The only thing certain is the uncertainty.
That message, relayed to an audience of 1,000 economic development and government leaders from across Tennessee, came from three veteran site selection professionals who spoke at the opening of the 58th annual Tennessee Governor’s Conference on Economic Development in Nashville.
Jonathan Sangster, senior managing director at CBRE Consulting in Atlanta, said 2010 was marked by a strong uptick in expansion and growth opportunity. “We hit a lot of home runs,” he said.

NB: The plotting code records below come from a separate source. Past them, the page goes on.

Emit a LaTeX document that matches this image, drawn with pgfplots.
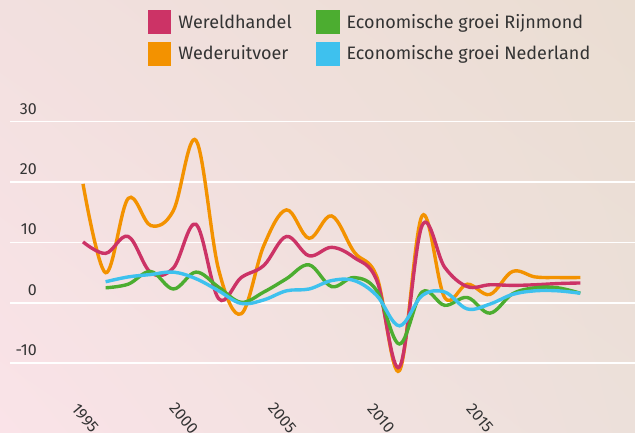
\documentclass[border=0pt]{standalone}
\usepackage{pgfplots}
\pgfplotsset{compat=1.18}
\usetikzlibrary{shadings}
\usepackage{fontspec}
\setmainfont{Fira Sans}

\definecolor{wrd}{RGB}{204,51,102}
\definecolor{wuv}{RGB}{243,146,0}
\definecolor{rijn}{RGB}{76,173,48}
\definecolor{ned}{RGB}{62,193,238}
\definecolor{txt}{RGB}{51,51,51}
\definecolor{bgtl}{RGB}{242,224,223}
\definecolor{bgtr}{RGB}{234,221,210}
\definecolor{bgbl}{RGB}{250,227,232}
\definecolor{bgbr}{RGB}{236,224,218}

\begin{document}
\begin{tikzpicture}
\shade[upper left=bgtl, upper right=bgtr, lower left=bgbl, lower right=bgbr]
  (0pt,0pt) rectangle (635pt,433pt);

\begin{axis}[
  at={(10pt,69.7pt)}, anchor=south west,
  width=625pt, height=241.6pt, scale only axis,
  xmin=1991.77, xmax=2019.42, ymin=-10, ymax=30,
  clip=false,
  axis line style={draw=none},
  major tick length=0pt,
  ymajorgrids, grid style={white, line width=1.6pt},
  ytick={-10,0,10,20,30}, yticklabels={-10,0,10,20,30},
  xtick={1995,1999.37,2003.73,2008.10,2012.47},
  xticklabels={1995,2000,2005,2010,2015},
  tick label style={font=\fontsize{16}{19}\selectfont, text=txt},
  yticklabel style={anchor=east, inner sep=0pt, xshift=27pt, yshift=13pt},
  xticklabel style={yshift=-55pt, xshift=2pt, rotate=-50, anchor=center, inner sep=0pt},
  legend image code/.code={\fill[#1] (0pt,-10.25pt) rectangle (20.5pt,10.25pt);},
  legend cell align=left,
  legend columns=2,
  legend style={at={(axis description cs:0.2197,1.4623)}, anchor=north west,
    draw=none, fill=none, inner sep=0pt,
    font=\fontsize{18}{21}\selectfont, text=txt,
    row sep=7.5pt,
    /tikz/every odd column/.append style={column sep=5pt},
    /tikz/every even column/.append style={column sep=22pt}},
  every axis plot/.append style={line width=3.4pt, smooth, tension=0.6, forget plot},
]
% Wederuitvoer
\addplot[wuv] coordinates {(1995,19.7) (1996,5) (1997,17.3) (1998,12.8) (1999,15.3) (2000,26.9) (2001,5.5) (2002,-1.8) (2003,9.5) (2004,15.4) (2005,10.7) (2006,14.4) (2007,8.4) (2008,4.3) (2009,-11.2) (2010,14.4) (2011,0.9) (2012,3.1) (2013,1.4) (2014,5.2) (2015,4.3) (2016,4.2) (2017,4.2)};
% Wereldhandel
\addplot[wrd] coordinates {(1995,10.1) (1996,8.2) (1997,11) (1998,5.0) (1999,5.8) (2000,13) (2001,0.7) (2002,4.2) (2003,6.2) (2004,11) (2005,7.8) (2006,9.2) (2007,7.5) (2008,3.7) (2009,-10.6) (2010,12.8) (2011,5.9) (2012,2.7) (2013,3.0) (2014,2.9) (2015,3.0) (2016,3.2) (2017,3.3)};
% Economische groei Rijnmond
\addplot[rijn] coordinates {(1996,2.5) (1997,3.1) (1998,5.2) (1999,2.3) (2000,5.1) (2001,2.6) (2002,0.1) (2003,1.8) (2004,4.0) (2005,6.3) (2006,2.7) (2007,4.2) (2008,2.0) (2009,-6.8) (2010,1.8) (2011,-0.4) (2012,0.9) (2013,-1.7) (2014,1.5) (2015,2.5) (2016,2.5) (2017,1.6)};
% Economische groei Nederland
\addplot[ned] coordinates {(1996,3.5) (1997,4.3) (1998,4.7) (1999,5.1) (2000,4.0) (2001,2.0) (2002,-0.1) (2003,0.5) (2004,2.0) (2005,2.3) (2006,3.7) (2007,3.7) (2008,1.2) (2009,-3.8) (2010,1.2) (2011,1.8) (2012,-1.0) (2013,-0.2) (2014,1.4) (2015,2.0) (2016,2.0) (2017,1.6)};

\addlegendimage{wrd}\addlegendentry{Wereldhandel}
\addlegendimage{rijn}\addlegendentry{Economische groei Rijnmond}
\addlegendimage{wuv}\addlegendentry{Wederuitvoer}
\addlegendimage{ned}\addlegendentry{Economische groei Nederland}
\end{axis}

\pgfresetboundingbox
\useasboundingbox (0pt,0pt) rectangle (635pt,433pt);
\end{tikzpicture}
\end{document}
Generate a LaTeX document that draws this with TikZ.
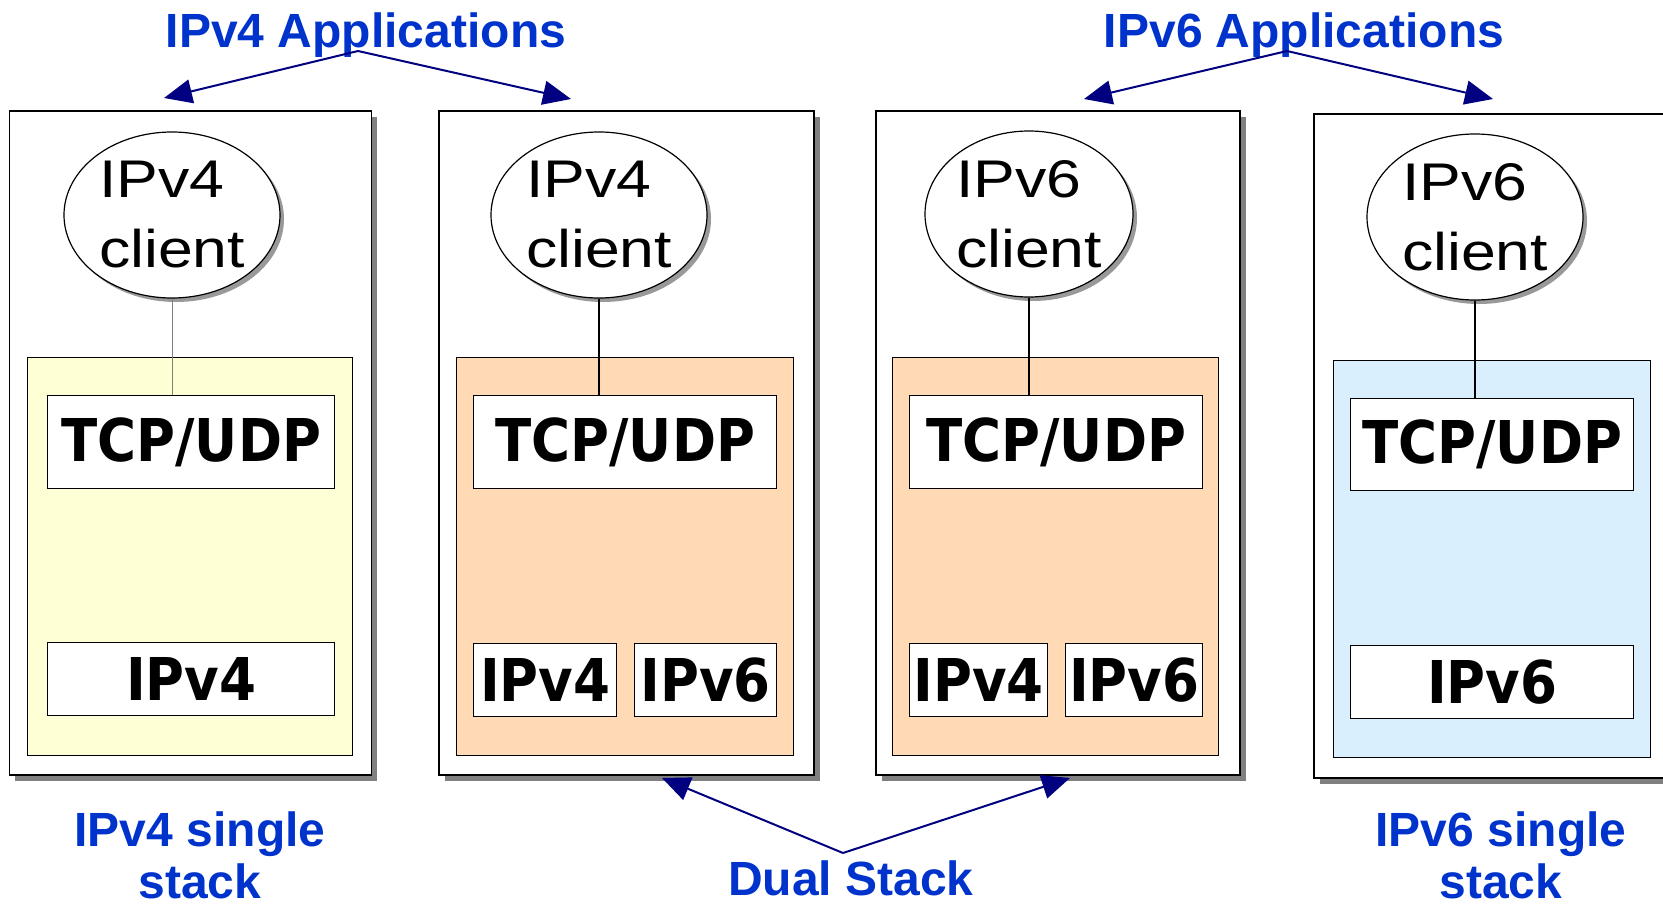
\documentclass[tikz,border=0pt]{standalone}
\usepackage{fontspec}
\setmainfont{Liberation Sans}
\newfontfamily\layerfont[FakeStretch=0.9]{DejaVu Sans Bold}
\newfontfamily\clientfont[FakeStretch=1.18]{Liberation Sans}
\usetikzlibrary{arrows.meta,shapes.geometric,shadows}

\definecolor{labelblue}{RGB}{0,51,204}
\definecolor{arrownavy}{RGB}{0,0,128}
\definecolor{vfourfill}{RGB}{255,255,214}
\definecolor{dualfill}{RGB}{255,218,180}
\definecolor{vsixfill}{RGB}{218,239,253}
\definecolor{shadowgray}{RGB}{128,128,128}

\begin{document}
\begin{tikzpicture}[x=1pt,y=-1pt,
  host/.style={draw=black, line width=1.6pt, fill=white, inner sep=0pt, anchor=north west,
    drop shadow={shadow xshift=6pt, shadow yshift=-6pt, fill=shadowgray, opacity=1}},
  stackbox/.style={draw=black, line width=1.4pt, inner sep=0pt, anchor=north west},
  layer/.style={draw=black, line width=1.4pt, fill=white, inner sep=0pt, anchor=north west,
    font=\layerfont\fontsize{59}{60}\selectfont},
  app/.style={ellipse, draw=black, line width=1.2pt, fill=white, inner sep=0pt,
    minimum width=216pt, minimum height=166pt, align=left,
    font=\clientfont\fontsize{53}{70}\selectfont,
    drop shadow={shadow xshift=4pt, shadow yshift=-4pt, fill=shadowgray!80, opacity=1}},
  tag/.style={text=labelblue, font=\bfseries\fontsize{48}{57}\selectfont, anchor=base, inner sep=0pt},
  pointer/.style={draw=arrownavy, line width=2pt, -{Triangle[length=28pt,width=24pt]}},
  link/.style={draw=black, line width=1.3pt}
]
\useasboundingbox (0,0) rectangle (1663,907);
\clip (0,0) rectangle (1663,907);
\fill[white] (0,0) rectangle (1663,907);

% host frames
\node[host, minimum width=362pt, minimum height=664pt] (host1) at (8.5,110) {};
\node[host, minimum width=375pt, minimum height=664pt] (host2) at (438,110) {};
\node[host, minimum width=364pt, minimum height=664pt] (host3) at (875,110) {};
\node[host, minimum width=377pt, minimum height=664pt] (host4) at (1313,113) {};

% protocol stacks
\node[stackbox, fill=vfourfill, minimum width=325pt, minimum height=398pt] (stack1) at (26.5,357) {};
\node[stackbox, fill=dualfill, minimum width=337pt, minimum height=398pt] (stack2) at (456,357) {};
\node[stackbox, fill=dualfill, minimum width=326pt, minimum height=398pt] (stack3) at (892,357) {};
\node[stackbox, fill=vsixfill, minimum width=317pt, minimum height=397pt] (stack4) at (1333,360) {};

% transport layers
\node[layer, minimum width=287pt, minimum height=93pt] (tcp1) at (47,395) {TCP/UDP};
\node[layer, minimum width=303pt, minimum height=93pt] (tcp2) at (473,395) {TCP/UDP};
\node[layer, minimum width=293pt, minimum height=93pt] (tcp3) at (909,395) {TCP/UDP};
\node[layer, minimum width=283pt, minimum height=92pt] (tcp4) at (1350,398) {TCP/UDP};

% network layers
\node[layer, minimum width=287pt, minimum height=73pt] (net1) at (47,642) {IPv4};
\node[layer, minimum width=143pt, minimum height=73pt] (net2a) at (473,643) {IPv4};
\node[layer, minimum width=142pt, minimum height=73pt] (net2b) at (634,643) {IPv6};
\node[layer, minimum width=138pt, minimum height=73pt] (net3a) at (909,643) {IPv4};
\node[layer, minimum width=137pt, minimum height=73pt] (net3b) at (1065,643) {IPv6};
\node[layer, minimum width=283pt, minimum height=73pt] (net4) at (1350,645) {IPv6};

% client applications
\node[app] (app1) at (172,215) {IPv4\\client};
\node[app] (app2) at (599,215) {IPv4\\client};
\node[app, minimum width=208pt] (app3) at (1029,214) {IPv6\\client};
\node[app] (app4) at (1475,217) {IPv6\\client};

% application to transport links
\draw[draw=shadowgray, line width=1pt] (app1.south) -- (app1.south |- tcp1.north);
\draw[link] (app2.south) -- (app2.south |- tcp2.north);
\draw[link] (app3.south) -- (app3.south |- tcp3.north);
\draw[link] (app4.south) -- (app4.south |- tcp4.north);

% captions
\node[tag] (cap4apps) at (366,48) {IPv4 Applications};
\node[tag] (cap6apps) at (1304,48) {IPv6 Applications};
\node[tag] (cap4single) at (200,846) {IPv4 single};
\node[tag] (cap4stack) at (200,898) {stack};
\node[tag] (capdual) at (851,895) {Dual Stack};
\node[tag] (cap6single) at (1501,846) {IPv6 single};
\node[tag] (cap6stack) at (1501,898) {stack};

% pointers
\coordinate (fork4) at (358,51);
\coordinate (tip4l) at (164,98);
\coordinate (tip4r) at (571,99);
\coordinate (fork6) at (1287,51);
\coordinate (tip6l) at (1084,99);
\coordinate (tip6r) at (1493,99);
\coordinate (forkd) at (843,853);
\coordinate (tipdl) at (662,778);
\coordinate (tipdr) at (1070,778);
\draw[pointer] (fork4) -- (tip4l);
\draw[pointer] (fork4) -- (tip4r);
\draw[pointer] (fork6) -- (tip6l);
\draw[pointer] (fork6) -- (tip6r);
\draw[pointer] (forkd) -- (tipdl);
\draw[pointer] (forkd) -- (tipdr);
\end{tikzpicture}
\end{document}
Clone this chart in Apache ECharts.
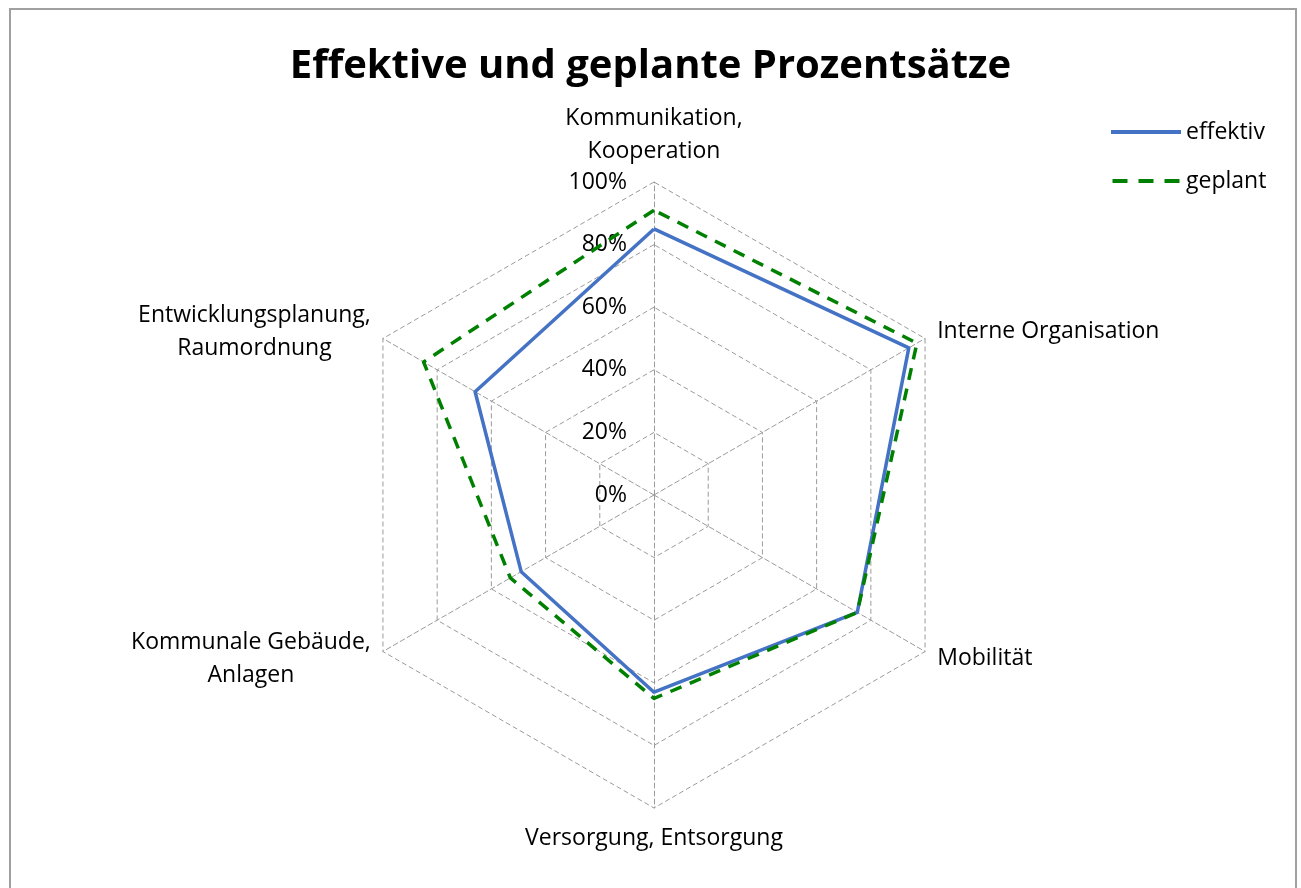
<!DOCTYPE html>
<html>
<head>
<meta charset="utf-8">
<script src="https://cdn.jsdelivr.net/npm/echarts@6/dist/echarts.min.js"></script>
<style>
  html, body { margin: 0; padding: 0; background: #fff; }
  #main { width: 1301px; height: 888px; }
</style>
</head>
<body>
<div id="main"></div>
<script>
// Kategorien im Uhrzeigersinn, oben beginnend
var categories = ['Kommunikation,\nKooperation', 'Interne Organisation', 'Mobilität',
  'Versorgung, Entsorgung', 'Kommunale Gebäude,\nAnlagen', 'Entwicklungsplanung,\nRaumordnung'];
var effektiv = [85, 94, 75, 63, 49, 66];
var geplant = [91, 97, 75, 65, 53, 85];
var tickValues = [0, 20, 40, 60, 80, 100];

var FONT = '"Open Sans", "Noto Sans", sans-serif';
var GRID = '#9a9a9a';

// echarts legt die Achsen gegen den Uhrzeigersinn an -> umsortieren
var order = [0, 5, 4, 3, 2, 1];
function reorder(arr) {
  return order.map(function (i) { return arr[i]; });
}

var indicators = reorder(categories).map(function (name, i) {
  var ind = { name: name, min: tickValues[0], max: tickValues[tickValues.length - 1] };
  if (i === 0) {
    ind.axisLabel = {
      show: true,
      color: '#000',
      fontSize: 23,
      fontFamily: FONT,
      margin: 27,
      formatter: function (v) { return v + '%'; }
    };
  }
  return ind;
});

var chart = echarts.init(document.getElementById('main'));
chart.setOption({
  animation: false,
  title: {
    text: 'Effektive und geplante Prozentsätze',
    left: 'center',
    top: 42,
    textStyle: { fontFamily: FONT, fontSize: 40, fontWeight: 'bold', color: '#000' }
  },
  legend: {
    orient: 'vertical',
    left: 1111,
    top: 119,
    padding: 0,
    itemWidth: 70,
    itemHeight: 4,
    itemGap: 23,
    textStyle: { fontFamily: FONT, fontSize: 23, color: '#000', lineHeight: 26 },
    data: [
      { name: 'effektiv', icon: 'path://M0,0H70V4H0Z' },
      { name: 'geplant', icon: 'path://M0,0H15V4H0Z M26,0H41V4H26Z M52,0H67V4H52Z' }
    ]
  },
  radar: {
    center: [654, 495],
    radius: 313,
    startAngle: 90,
    shape: 'polygon',
    splitNumber: tickValues.length - 1,
    indicator: indicators,
    nameGap: 14,
    axisName: {
      color: '#000',
      fontSize: 23,
      fontFamily: FONT,
      formatter: function (name) {
        return name.split('\n').map(function (s) { return '{c|' + s + '}'; }).join('\n');
      },
      rich: { c: { align: 'center', fontSize: 23, fontFamily: FONT, color: '#000', lineHeight: 33 } }
    },
    splitLine: { lineStyle: { color: GRID, width: 1, type: [5, 3] } },
    splitArea: { show: false },
    axisLine: { lineStyle: { color: GRID, width: 1, type: [5, 3] } },
    axisTick: { show: false },
    axisLabel: { show: false }
  },
  series: [{
    type: 'radar',
    symbol: 'none',
    silent: true,
    data: [
      {
        name: 'effektiv',
        value: reorder(effektiv),
        lineStyle: { color: '#4472C4', width: 3.5 },
        itemStyle: { color: '#4472C4' }
      },
      {
        name: 'geplant',
        value: reorder(geplant),
        lineStyle: { color: '#008000', width: 3.5, type: [12, 9] },
        itemStyle: { color: '#008000' }
      }
    ]
  }],
  graphic: [{
    type: 'rect',
    shape: { x: 10, y: 9, width: 1286, height: 900 },
    style: { fill: 'none', stroke: '#a0a0a0', lineWidth: 2 },
    silent: true
  }]
});
</script>
</body>
</html>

In 2011, activity levels remain strong in terms of requests for proposals, but Sangster said most of the projects are falling into the 50- to 100-job category instead of the 500- to 1,000-job category as they had earlier. “We’re hitting a lot more singles and doubles now,” he said.
Paul Hampton, director of consulting for Newmark Knight Frank, said economic uncertainty has made it difficult for his firm’s clients to forecast their plans beyond 12 months as they struggle to understand where demand will be and what employment needs will be.
Veteran site selection professional Mark Sweeney of McCallum Sweeney Consulting in Greenville, S.C., noted that uncertainty is the enemy of capital investment and that a number of projects have been shelved because there was not enough certainty to justify the capital risk.
“Proposal activity is up, announcement activity is down,” Sweeney said. “These are not tire kickers. If they (corporate clients) are paying us, they are serious to some degree.”
Sector drawing activity include health sciences and life care, advanced manufacturing, food production, telecom, and logistics and supply chain. Hampton noted increased activity from research-intensive sectors that are not tied to co0nsumer markets, including alternative energy, biotech and nanotechnology.
The site selection professionals also pointed to increasing demand for “reshoring” projects, where domestic manufacturing that had left the for lower labor cost markets is shifting back to the United States.
“Companies are looking at their global supply chains,” Hampton said. “The embodied cost of having offices and locations around the world does not always offset lower labor costs.”